Among his swimming career highlights were a 1999 Pac-10 Championships finals appearance in the 200y back (finishing eighth) and a 2000 U.S. Olympic Trials appearance in the 400m IM). He was also part of USC’s first-place 1999 U.S. Spring National 800m free relay.
Curreri was named to the Pac-10′s All-Academic second team in 2000 and 2001 and earned the team’s Josh Ilika Spirit Award those years. The Josh Ilika Spirit Award has since been renamed the Joseph Curreri Spirit Award.

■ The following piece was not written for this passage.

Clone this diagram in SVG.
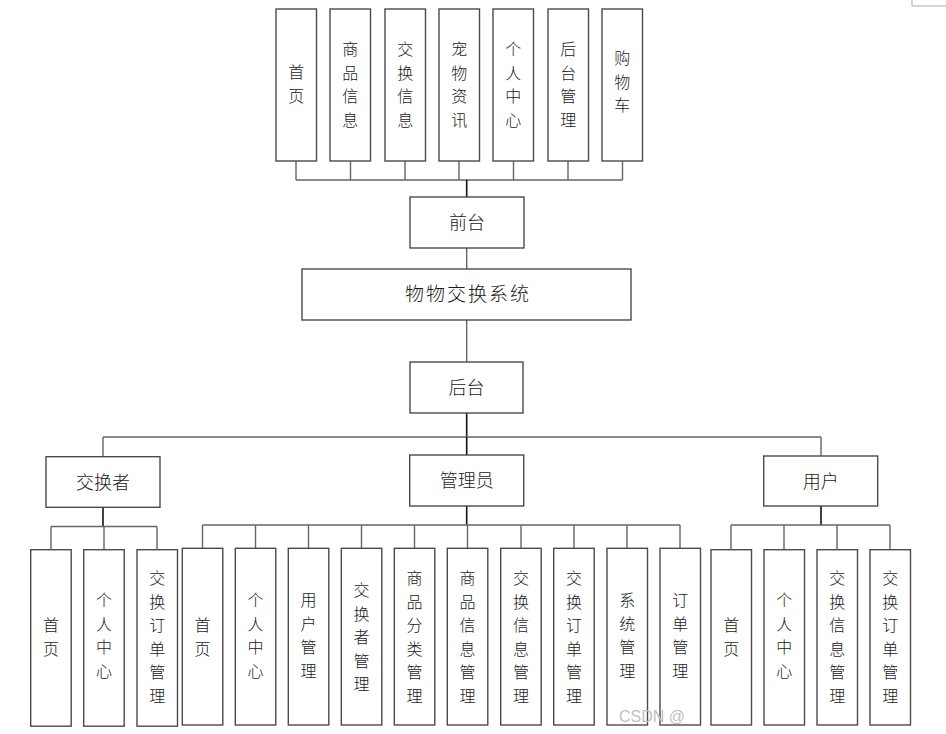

Joe’s dear friend Josh Ilika made the change.
Curreri’s military education include the Warrior Leader Course, Basic Noncommissioned Officer Course, Basic Airborne Course; Survival, Evasion, Resistance, and Escape Course; Special Forces Qualification Course, and the Combat Diver Qualification Course.
His awards and decorations include the Army Achievement Medal, National Defense Service Medal, Global War on Terrorism Service Medal, Noncommissioned Officer Professional Development Ribbon, Army Service Ribbon, Parachutist Badge, Special Forces Tab, and the Special Operations Divers Badge. He was posthumously awarded the Global War on Terror Expeditionary Medal, Army Commendation Medal, and Meritorious Service Medal
In an essay titled “Why I wish to become a Green Beret,” Curreri quoted President Kennedy about the few granted the role of defending freedom in the hour of maximum danger.
“When my children ask me what I did to avenge the assault of September 11th, I shall be able to look them in the eye, without a hint of hesitation, and respond that I answered the call of our nation,” he wrote.
In addition to his widow Athena Wickham of Los Angeles and his mother, Karen of Newport Beach, Curreri is survived by his father, Frank, of Carney, MD.; his stepmother, Tricia; and two sisters, Shannon Trevino of Laguna Beach and Angelina Curreri of Carney, MD.
The family asks that any donations be made to the Special Operations Warrior Foundation — which provides scholarships and counseling to children of fallen military personnel.